LEGUMES Os convidados vão conhecer também o Milho e legumes, prato sem carne que faz sucesso em O Tacho. Em destaque, legumes refogados e assados (normalmente, inhame, abóbora e aborinha), peixinho-da-horta empanado em massa de biscoito mentira, farofa de canjiquinha com alho-poró e ora-pro-nóbis. Para acompanhar, uma sequência de molhos com itens do cerrado. Os pratos de Mariana serão servidos com vinho tinto do cerrado.
As duas sobremesas, inéditas, são assinadas por Mariana Correa, da La Parisserie. Para a chef, o jantar é uma oportunidade de questionar a forma como as mulheres e a própria confeitaria são tratadas pelo mercado. “Falar de valorização da confeitaria no Brasil é falar de valorização da mulher na gastronomia. Aqui não temos o mesmo nível de reconhecimento que na Europa. Então, fazer um jantar a seis mãos que tem uma chef confeiteira cuidando do fim do menu já é um diferencial”, aponta.
Uma das receitas resgata uma memória afetiva de Mariana, por isso tem como referência uma combinação mineira bem tradicional: abóbora e coco. No mesmo prato, ela apresenta três texturas de abóbora (cremosa com coco, glaceada com cachaça e em pétalas), acompanhadas de sorbet de coco com cachaça. A chef ainda encarou o desafio de fazer o outro doce com farinha de jatobá, o seu ingrediente do cerrado. A receita é mantida em segredo. “É um ingrediente que não conhecia, provei agora pela primeira vez, mas o resultado ficou impressionante.” As sobremesas serão harmonizadas com espumante brut.
Toda a cadeia produtiva
Não são apenas as chefs que formam o time feminino na primeira edição do jantar do projeto “O Tacho é delas”. A produção e o fornecimento dos principais ingredientes, o apoio na cozinha, o atendimento no salão, todo o serviço envolve mulheres. “Queremos mostrar a alma feminina em toda a cadeia produtiva da gastronomia”, informa a anfitriã, Mariana Gontijo.
O azeite extravirgem de coco babaçu, ingrediente da sopa de banana verde, é comprado de um grupo feminino do Norte do país.

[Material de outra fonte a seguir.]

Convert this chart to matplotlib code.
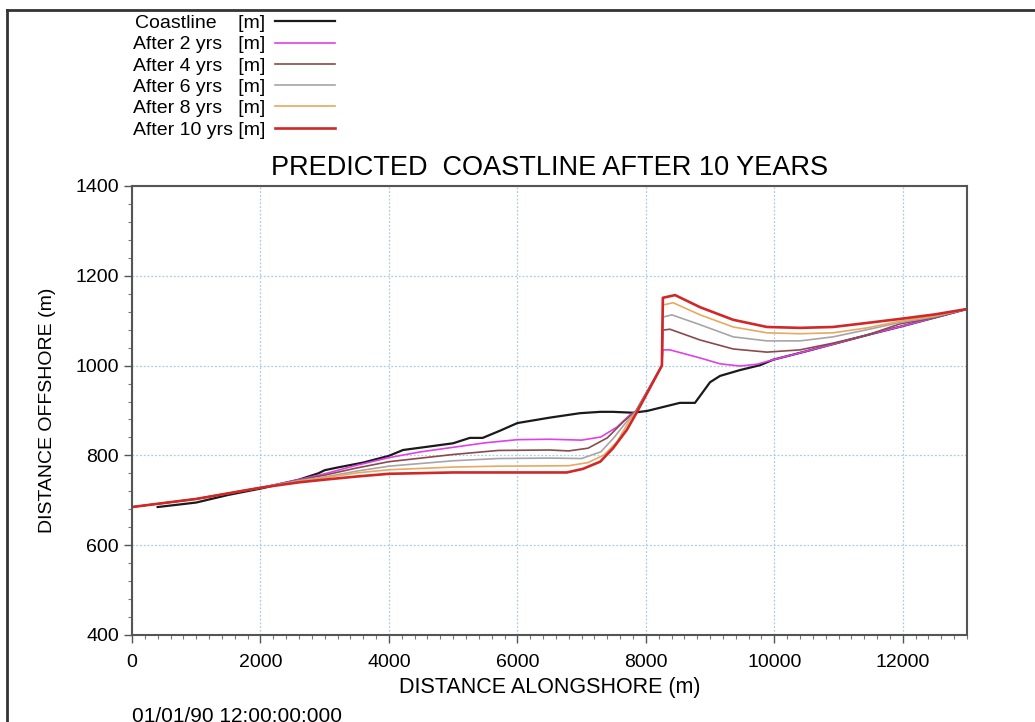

Essas mulheres formam a Cooperativa Interestadual de Quebradeiras de Coco Babaçu, que abrange Maranhão, Piauí, Pará e Tocantins. Já a farinha de mandioca usada no prato Trem bão é tutu com leitão vem da comunidade quilombola Kalunga, situada na Chapada dos Veadeiros, Goiás. Ela é produzida por dona Fiota.
Mariana Correa criou a sobremesa mais surpreendente com a farinha de jatobá fornecida por Tina, que vive em Januária, no Norte de Minas. Segundo a anfitriã, essa mulher é muito representativa por ser uma ativista do cerrado e da agroecologia.
Os vinhos do cerrado escolhidos para acompanhar os pratos principais são produzidos pela vinícola Bambini, de Cruzeiro da Fortaleza, no Alto Paranaíba, comandada por Ana Paula Bambini. O jantar será finalizado com o Café Abraço, que será representado pela idealizadora da marca, Débora Rabelo, e Paula, uma das produtoras parceiras, de Poço Fundo, no Sul de Minas. “O Café Abraço foi o primeiro produto que tive no armazém do Roça Grande e a Débora é uma mulher que tem uma história de luta, transição de carreira, valorização do feminino e do comércio justo”, aponta Mariana Gontijo.
Apoiadora de movimentos femininos na cozinha, Carol Fadel lembra que a base da nossa gastronomia é matriarcal, considerando que a alimentação historicamente foi assumida pelas mulheres da família. Mas isso se perdeu em ambientes profissionais. “Por que não temos esta representatividade quando se fala em gastronomia de destaque?”questiona. “Grandes chefs, inclusive, sempre contam que começaram a gostar de cozinha no fogão da avó, tia ou mãe.”
Bolinho de galo caipira, arroz e pequi
(Carol Fadel)
Ingredientes
1 dente de alho picadinho; 1/2 cebola picadinha; 1 tomate sem semente picado; 100g de galo cozido e desfiado; 100g de arroz cozido; 100g de polpa de pequi; 50g de queijo da canastra ralado; azeite; cebolinha e salsinha picadas a gosto; sal e pimenta a gosto; 1 xícara de fubá de moinho d'água torrado
Modo de fazer
Numa panela, coloque um fio de azeite e frite o alho e a cebola. Acrescente o tomate e o galo. Adicione em seguida o arroz, o pequi, o queijo e o cheiro-verde. Acerte o sal e a pimenta. Vá adicionando o fubá aos poucos até formar uma massa que solte do fundo da panela. Use a quantidade suficiente para dar ponto à massa. Faça bolinhas, passe-as no fubá torrado e frite em óleo quente.